### Directions:
In the data below, locate the line containing "Give me the matplotlib source for this chart." and the line containing "ha='center', va='center', fontsize=10.5, color=text_color)", then retype both and everything between them exactly. Pictures are not part of the copy.

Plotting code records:

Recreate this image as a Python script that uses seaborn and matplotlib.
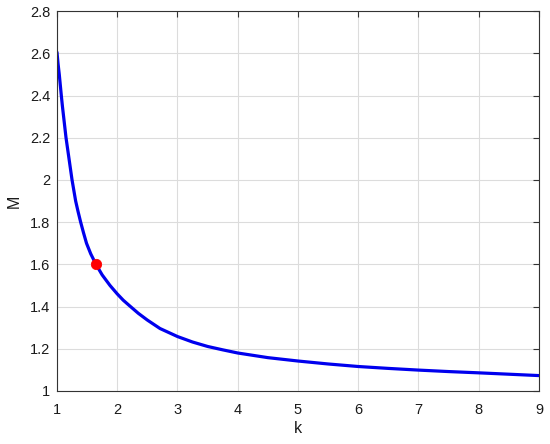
import matplotlib
matplotlib.use("Agg")
import matplotlib.pyplot as plt
import pandas as pd
import seaborn as sns

# values
k_vals = [1.0, 1.018, 1.038, 1.055, 1.072, 1.09, 1.11, 1.13, 1.15, 1.175,
          1.2, 1.225, 1.25, 1.28, 1.31, 1.35, 1.393, 1.44, 1.49, 1.56,
          1.647, 1.75, 1.88, 2.0, 2.1, 2.22, 2.35, 2.5, 2.71, 3.0, 3.25,
          3.5, 3.75, 4.0, 4.5, 5.0, 5.5, 6.0, 6.5, 7.0, 7.5, 8.0, 8.5, 9.0]
m_vals = [2.605, 2.55, 2.5, 2.45, 2.4, 2.35, 2.3, 2.25, 2.2, 2.15,
          2.1, 2.05, 2.0, 1.95, 1.9, 1.85, 1.8, 1.75, 1.7, 1.65,
          1.6, 1.55, 1.5, 1.46, 1.43, 1.4, 1.368, 1.336, 1.296, 1.258, 1.232,
          1.211, 1.195, 1.18, 1.158, 1.142, 1.128, 1.116, 1.107, 1.099,
          1.092, 1.086, 1.0795, 1.073]

# highlighted point
pt_k = [1.647]
pt_m = [1.60]

df = pd.DataFrame({"k": k_vals, "M": m_vals})
pt = pd.DataFrame({"k": pt_k, "M": pt_m})

sns.set_style("whitegrid")
plt.rcParams["font.family"] = ["Liberation Sans", "DejaVu Sans"]

fig = plt.figure(figsize=(5.5, 4.44), dpi=100)
ax = fig.add_axes([0.1036, 0.1194, 0.8764, 0.8556])

sns.lineplot(data=df, x="k", y="M", ax=ax, color="#0000ee", linewidth=2.3,
             sort=False)
sns.scatterplot(data=pt, x="k", y="M", ax=ax, color="red", s=55,
                edgecolor="red", zorder=5)

ax.set_xlim(1, 9)
ax.set_ylim(1, 2.8)
ax.set_xticks(range(1, 10))
ax.set_yticks([1, 1.2, 1.4, 1.6, 1.8, 2, 2.2, 2.4, 2.6, 2.8])
ax.set_yticklabels(["1", "1.2", "1.4", "1.6", "1.8", "2", "2.2", "2.4", "2.6", "2.8"])

ax.grid(True, color="#dcdcdc", linewidth=0.8)
for s in ax.spines.values():
    s.set_visible(True)
    s.set_color("#333333")
    s.set_linewidth(0.8)
ax.tick_params(direction="in", length=4, width=0.8, color="#333333",
               labelsize=10.5, labelcolor="#1a1a1a", top=True, right=True)
ax.tick_params(axis="x", pad=8.5)
ax.tick_params(axis="y", pad=5)
ax.set_xlabel("k", fontsize=11.5, color="#1a1a1a", labelpad=3)
ax.set_ylabel("M", fontsize=11.5, color="#1a1a1a", labelpad=6)

fig.savefig("out.png", dpi=100)
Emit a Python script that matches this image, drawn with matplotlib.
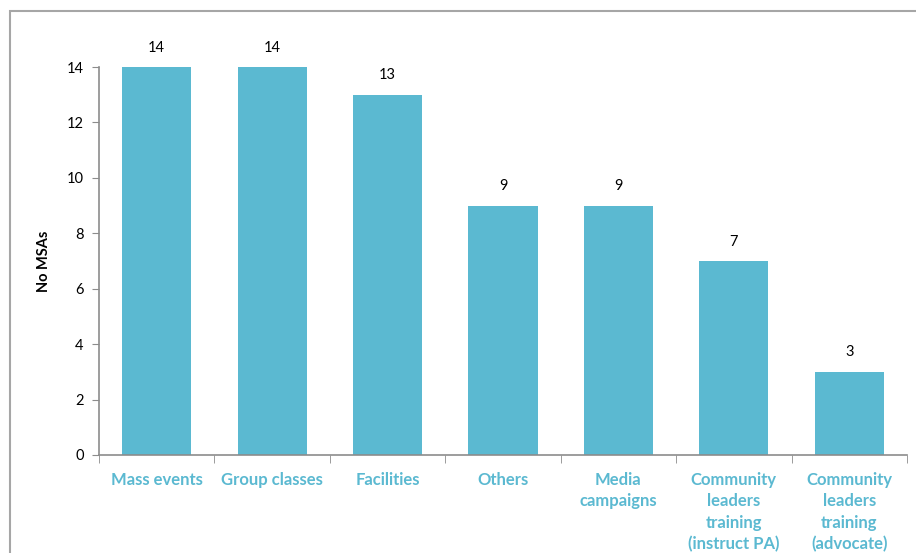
import matplotlib.pyplot as plt
from matplotlib.patches import Rectangle

categories = ["Mass events", "Group classes", "Facilities", "Others",
              "Media\ncampaigns", "Community\nleaders\ntraining\n(instruct PA)",
              "Community\nleaders\ntraining\n(advocate)"]
counts = [14, 14, 13, 9, 9, 7, 3]
yticks = [0, 2, 4, 6, 8, 10, 12, 14]

bar_color = "#5bb9d1"
axis_gray = "#8c8c8c"

plt.rcParams["font.family"] = ["Lato", "DejaVu Sans"]

fig = plt.figure(figsize=(9.16, 5.53), dpi=100)
ax = fig.add_axes([99 / 916, 1 - 455 / 553, (907 - 99) / 916, (455 - 67) / 553])

# outer frame
fig.patches.append(Rectangle((9.5 / 916, -0.1), 1.2, 1 - 11 / 553 + 0.1,
                             transform=fig.transFigure, fill=False,
                             edgecolor="#a6a6a6", linewidth=1.5))

x = list(range(len(categories)))
ax.bar(x, counts, width=0.6, color=bar_color, zorder=2)
for xi, v in zip(x, counts):
    ax.text(xi, v + 0.45, str(v), ha="center", va="bottom", fontsize=10.5,
            color="black")

ax.set_xlim(-0.5, len(categories) - 0.5)
ax.set_ylim(0, 14)
ax.set_yticks(yticks)
ax.tick_params(axis="y", length=5, color=axis_gray, labelsize=10.5, pad=6)

ax.set_xticks(x)
ax.set_xticklabels(categories, fontsize=12, fontweight="bold", color=bar_color,
                   linespacing=1.42, va="top")
ax.tick_params(axis="x", length=0, pad=12)
ax.set_xticks([i - 0.5 for i in range(len(categories) + 1)], minor=True)
ax.tick_params(axis="x", which="minor", length=6, color=axis_gray)

for side in ["top", "right"]:
    ax.spines[side].set_visible(False)
for side in ["left", "bottom"]:
    ax.spines[side].set_color(axis_gray)
    ax.spines[side].set_linewidth(1.2)

ax.set_ylabel("No MSAs", fontsize=10.5, fontweight="bold", labelpad=11)

fig.savefig("out.png", dpi=100)
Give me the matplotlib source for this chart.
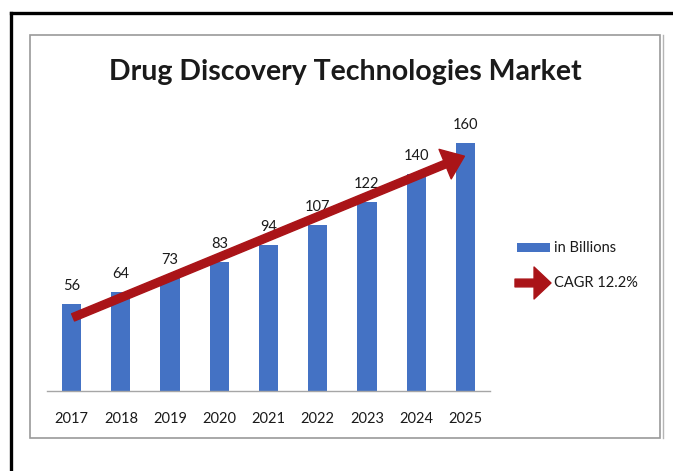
import matplotlib
matplotlib.use("Agg")
import matplotlib.pyplot as plt
from matplotlib.patches import Rectangle, FancyArrowPatch
from matplotlib.lines import Line2D

# ---- data ----
years = ["2017", "2018", "2019", "2020", "2021", "2022", "2023", "2024", "2025"]
values = [56, 64, 73, 83, 94, 107, 122, 140, 160]
title = "Drug Discovery Technologies Market"
series_label = "in Billions"
cagr_label = "CAGR 12.2%"

W, H = 673, 471
plt.rcParams['font.family'] = ['Lato', 'DejaVu Sans']
fig = plt.figure(figsize=(W / 100, H / 100), dpi=100)
fig.patch.set_facecolor('white')

def fx(px):
    return px / W

def fy(py):
    return 1 - py / H

bar_color = '#4472C4'
arrow_color = '#aa1418'
text_color = '#1a1a1a'

# axes placement (pixels)
ax_l, ax_r, ax_b, ax_t = 47, 490, 391, 120
ax = fig.add_axes([fx(ax_l), fy(ax_b), fx(ax_r) - fx(ax_l), fy(ax_t) - fy(ax_b)])
ax.set_facecolor('none')
x = list(range(len(years)))
ax.bar(x, values, width=0.39, color=bar_color, zorder=2)
ax.set_xlim(-0.5, len(years) - 0.5)
ax.set_ylim(0, (ax_b - ax_t) / 1.55)

for s in ['top', 'right', 'left']:
    ax.spines[s].set_visible(False)
ax.spines['bottom'].set_color('#a6a6a6')
ax.spines['bottom'].set_linewidth(1.0)
ax.set_yticks([])
ax.set_xticks(x)
ax.set_xticklabels(years, fontsize=10.5, color=text_color)
ax.tick_params(axis='x', length=0, pad=15)

for xi, v in zip(x, values):
    ax.annotate(str(v), xy=(xi, v), xytext=(0, 13), textcoords='offset points',
                ha='center', va='center', fontsize=10.5, color=text_color)

# CAGR trend arrow
arrow_drop = 8.5
ax.annotate('', xy=(x[-1] - 0.02, values[-1] - arrow_drop), xytext=(x[0] + 0.03, values[0] - arrow_drop),
            arrowprops=dict(arrowstyle='simple,head_length=0.75,head_width=1.15,tail_width=0.28',
                            mutation_scale=20, color=arrow_color, shrinkA=0, shrinkB=0),
            zorder=3)

# title
fig.text(fx(345), fy(72), title, ha='center', va='center', fontsize=20.5,
         fontweight='bold', color=text_color)

# legend (manual)
fig.add_artist(Rectangle((fx(517), fy(252)), fx(550) - fx(517), fy(243) - fy(252),
                         transform=fig.transFigure, facecolor=bar_color, edgecolor='none'))
fig.text(fx(554), fy(248), series_label, ha='left', va='center', fontsize=10.5, color=text_color)
fig.add_artist(FancyArrowPatch((fx(515), fy(283)), (fx(551), fy(283)), transform=fig.transFigure,
                               arrowstyle='simple,head_length=0.61,head_width=1.15,tail_width=0.28',
                               mutation_scale=20, color=arrow_color, shrinkA=0, shrinkB=0))
fig.text(fx(554), fy(283), cagr_label, ha='left', va='center', fontsize=10.5, color=text_color)

# inner frame
fig.add_artist(Rectangle((fx(30), fy(438)), fx(660) - fx(30), fy(35) - fy(438),
                         transform=fig.transFigure, facecolor='none', edgecolor='#9a9a9a', linewidth=1.2))
fig.add_artist(Line2D([fx(663), fx(663)], [fy(35), fy(438)], transform=fig.transFigure,
                      color='#b5b5b5', linewidth=1.0))

# outer black frame (left and top visible)
fig.add_artist(Line2D([fx(11.5), fx(11.5)], [fy(12.5), 0], transform=fig.transFigure,
                      color='black', linewidth=2.4, solid_capstyle='projecting'))
fig.add_artist(Line2D([fx(11.5), 1], [fy(12.5), fy(12.5)], transform=fig.transFigure,
                      color='black', linewidth=2.4, solid_capstyle='projecting'))

fig.savefig('out.png', dpi=100, facecolor='white')
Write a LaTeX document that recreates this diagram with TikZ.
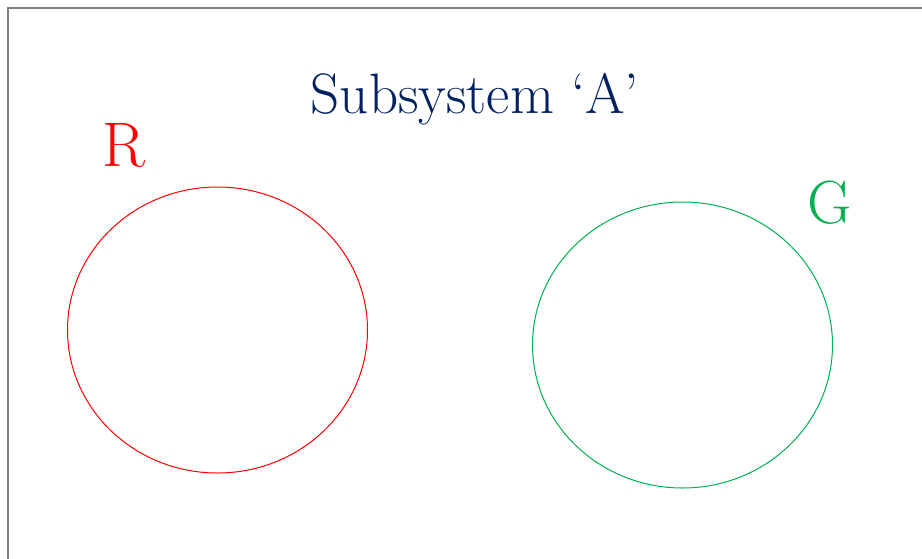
\documentclass[tikz,border=0pt]{standalone}
\usepackage{fontspec}
\definecolor{navy}{HTML}{002060}
\definecolor{grn}{HTML}{00B050}
\definecolor{frame}{HTML}{808080}
\begin{document}
\begin{tikzpicture}[x=1pt,y=-1pt,
  lbl/.style={inner sep=0pt,anchor=base},
  ring/.style={draw,line width=1pt}]
\useasboundingbox (0,0) rectangle (922,558);
\begin{scope}
\clip (0,0) rectangle (922,558);
\draw[frame,line width=2pt] (8,8) rectangle (940,580);
\end{scope}
\node[lbl,text=navy,font=\fontsize{57}{60}\selectfont] (title) at (475,113) {Subsystem `A'};
\node[lbl,text=red,font=\fontsize{63}{66}\selectfont] (R) at (123.5,166) {R};
\node[lbl,text=grn,font=\fontsize{61}{64}\selectfont] (G) at (830,223) {G};
\draw[ring,red] (217.5,330) ellipse (150 and 143);
\draw[ring,grn] (682.5,345) ellipse (150 and 143);
\end{tikzpicture}
\end{document}
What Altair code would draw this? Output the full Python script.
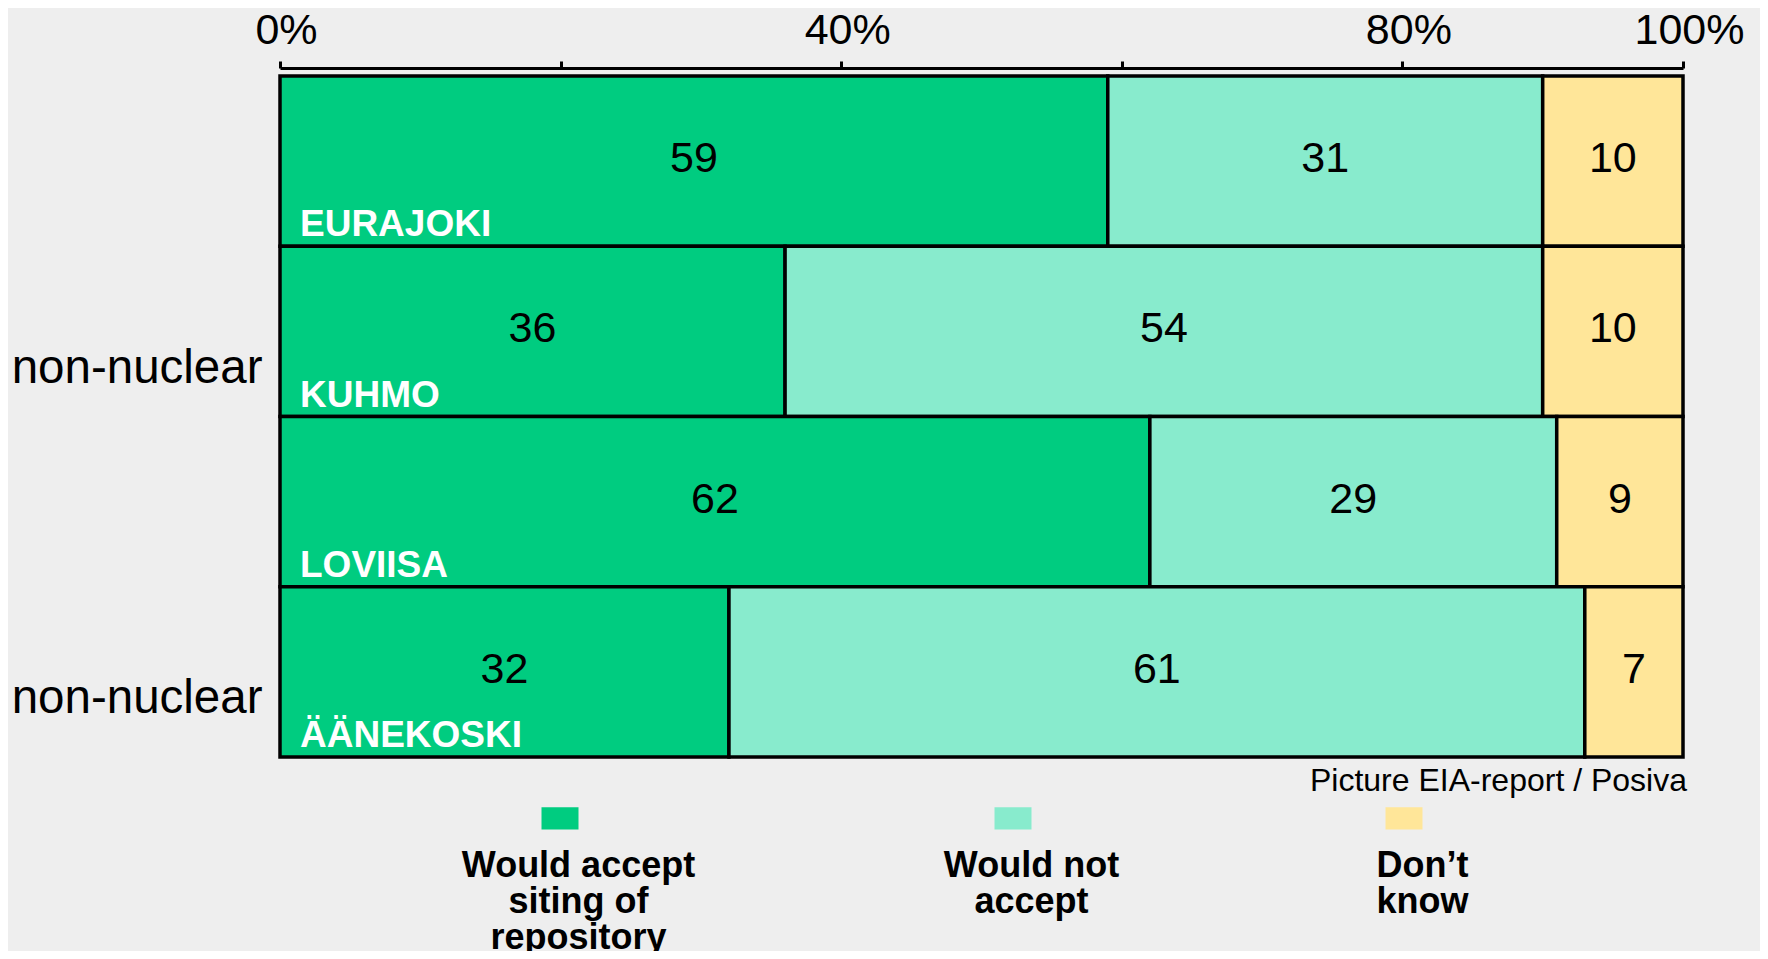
import json
import altair as alt
import pandas as pd

# ---- data ----
municipalities = ["EURAJOKI", "KUHMO", "LOVIISA", "ÄÄNEKOSKI"]
reactor_type = ["", "non-nuclear", "", "non-nuclear"]
responses = ["Would accept\nsiting of\nrepository", "Would not\naccept", "Don’t\nknow"]
accept = [59, 36, 62, 32]
not_accept = [31, 54, 29, 61]
dont_know = [10, 10, 9, 7]
colors = ["#00CC80", "#88EBCD", "#FFE699"]
tick_values = [0, 20, 40, 60, 80, 100]
tick_labels = ["0%", "", "40%", "", "80%", "100%"]
source = "Picture EIA-report / Posiva"

# ---- tables built from the arrays ----
rows = []
for i, m in enumerate(municipalities):
    start = 0
    for r, v in zip(responses, [accept[i], not_accept[i], dont_know[i]]):
        rows.append(dict(municipality=m, response=r, value=v,
                         start=start, end=start + v, mid=start + v / 2,
                         first=(r == responses[0])))
        start += v
df = pd.DataFrame(rows)
caption_df = pd.DataFrame({"caption": [source], "pos": [tick_values[-1]],
                           "municipality": [municipalities[-1]]})


def ternary(keys, labels, default):
    expr = json.dumps(default)
    for k, l in reversed(list(zip(keys, labels))):
        expr = f"datum.value == {json.dumps(k)} ? {json.dumps(l)} : ({expr})"
    return expr


x_label_expr = ternary(tick_values, tick_labels, "")
y_label_expr = ternary(municipalities, reactor_type, "")

FONT = "Liberation Sans"

x_scale = alt.Scale(domain=[0, 100], nice=False, zero=True)
y_scale = alt.Scale(paddingInner=0, paddingOuter=0.0465)

x_axis = alt.Axis(orient="top", values=tick_values, labelExpr=x_label_expr,
                  title=None, grid=False, domainColor="black", domainWidth=3,
                  tickColor="black", tickWidth=3, tickSize=7,
                  labelFont=FONT, labelFontSize=43, labelColor="black",
                  labelPadding=9, labelOffset=6, labelFlush=False, labelOverlap=False)
y_axis = alt.Axis(title=None, domain=False, ticks=False, grid=False, labelExpr=y_label_expr,
                  labelFont=FONT, labelFontSize=47.5, labelColor="black",
                  labelPadding=18, labelBaseline="alphabetic", labelLimit=400,
                  labelOffset={"condition": {"test": "datum.value == 'KUHMO'", "value": 52},
                               "value": 41})

bars = alt.Chart(df).mark_bar(stroke="black", strokeWidth=3.5).encode(
    x=alt.X("start:Q", scale=x_scale, axis=x_axis),
    x2="end:Q",
    y=alt.Y("municipality:N", sort=municipalities, scale=y_scale, axis=y_axis),
    color=alt.Color("response:N", sort=responses,
                    scale=alt.Scale(domain=responses, range=colors),
                    legend=alt.Legend(orient="none", legendX=243, legendY=726.7,
                                      direction="horizontal", title=None, padding=0,
                                      symbolType="M-1,-0.33L1,-0.33L1,0.87L-1,0.87Z",
                                      symbolSize=1369, symbolStrokeWidth=0, symbolOpacity=1,
                                      symbolOffset=18.5,
                                      labelFont=FONT, labelFontSize=36, labelFontWeight="bold",
                                      labelColor="black", labelAlign="center", labelBaseline="top",
                                      labelOffset=0, labelLimit=600, columnPadding=247,
                                      labelExpr="slice(split('\\n' + datum.label + '\\n\\n', '\\n'), 0, 4)")),
)

values_text = alt.Chart(df).mark_text(font=FONT, fontSize=43, color="black",
                                      baseline="middle", align="center", dy=-2).encode(
    x=alt.X("mid:Q", scale=x_scale, axis=x_axis),
    y=alt.Y("municipality:N", sort=municipalities, scale=y_scale, axis=y_axis),
    text="value:Q",
)

city_text = alt.Chart(df).transform_filter("datum.first").mark_text(
    font=FONT, fontSize=37, fontWeight="bold", color="white",
    align="left", baseline="alphabetic", dx=20, dy=-10).encode(
    x=alt.X("start:Q", scale=x_scale, axis=x_axis),
    y=alt.Y("municipality:N", sort=municipalities, scale=y_scale, axis=y_axis, bandPosition=1),
    text="municipality:N",
)

caption = alt.Chart(caption_df).mark_text(
    font=FONT, fontSize=32, color="black", align="right", baseline="top", dx=4, dy=9).encode(
    x=alt.X("pos:Q", scale=x_scale, axis=x_axis),
    y=alt.Y("municipality:N", sort=municipalities, scale=y_scale, axis=y_axis, bandPosition=1),
    text="caption:N",
)

chart = alt.layer(bars, values_text, city_text, caption).properties(
    width=1403, height=697,
    autosize=alt.AutoSizeParams(type="none"),
    padding={"left": 272, "top": 60, "right": 77, "bottom": 186},
).configure(background="#eeeeee", font=FONT,
            style={"guide-label": {"lineHeight": 36}}).configure_view(strokeWidth=0)

chart.save("out.html", embed_options={"renderer": "svg", "actions": False})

### Solution for this task:
Give me the matplotlib source for this chart.
import matplotlib
matplotlib.use("Agg")
import matplotlib.pyplot as plt
from matplotlib.patches import Rectangle, FancyArrowPatch
from matplotlib.lines import Line2D

# ---- data ----
years = ["2017", "2018", "2019", "2020", "2021", "2022", "2023", "2024", "2025"]
values = [56, 64, 73, 83, 94, 107, 122, 140, 160]
title = "Drug Discovery Technologies Market"
series_label = "in Billions"
cagr_label = "CAGR 12.2%"

W, H = 673, 471
plt.rcParams['font.family'] = ['Lato', 'DejaVu Sans']
fig = plt.figure(figsize=(W / 100, H / 100), dpi=100)
fig.patch.set_facecolor('white')

def fx(px):
    return px / W

def fy(py):
    return 1 - py / H

bar_color = '#4472C4'
arrow_color = '#aa1418'
text_color = '#1a1a1a'

# axes placement (pixels)
ax_l, ax_r, ax_b, ax_t = 47, 490, 391, 120
ax = fig.add_axes([fx(ax_l), fy(ax_b), fx(ax_r) - fx(ax_l), fy(ax_t) - fy(ax_b)])
ax.set_facecolor('none')
x = list(range(len(years)))
ax.bar(x, values, width=0.39, color=bar_color, zorder=2)
ax.set_xlim(-0.5, len(years) - 0.5)
ax.set_ylim(0, (ax_b - ax_t) / 1.55)

for s in ['top', 'right', 'left']:
    ax.spines[s].set_visible(False)
ax.spines['bottom'].set_color('#a6a6a6')
ax.spines['bottom'].set_linewidth(1.0)
ax.set_yticks([])
ax.set_xticks(x)
ax.set_xticklabels(years, fontsize=10.5, color=text_color)
ax.tick_params(axis='x', length=0, pad=15)

for xi, v in zip(x, values):
    ax.annotate(str(v), xy=(xi, v), xytext=(0, 13), textcoords='offset points',
                ha='center', va='center', fontsize=10.5, color=text_color)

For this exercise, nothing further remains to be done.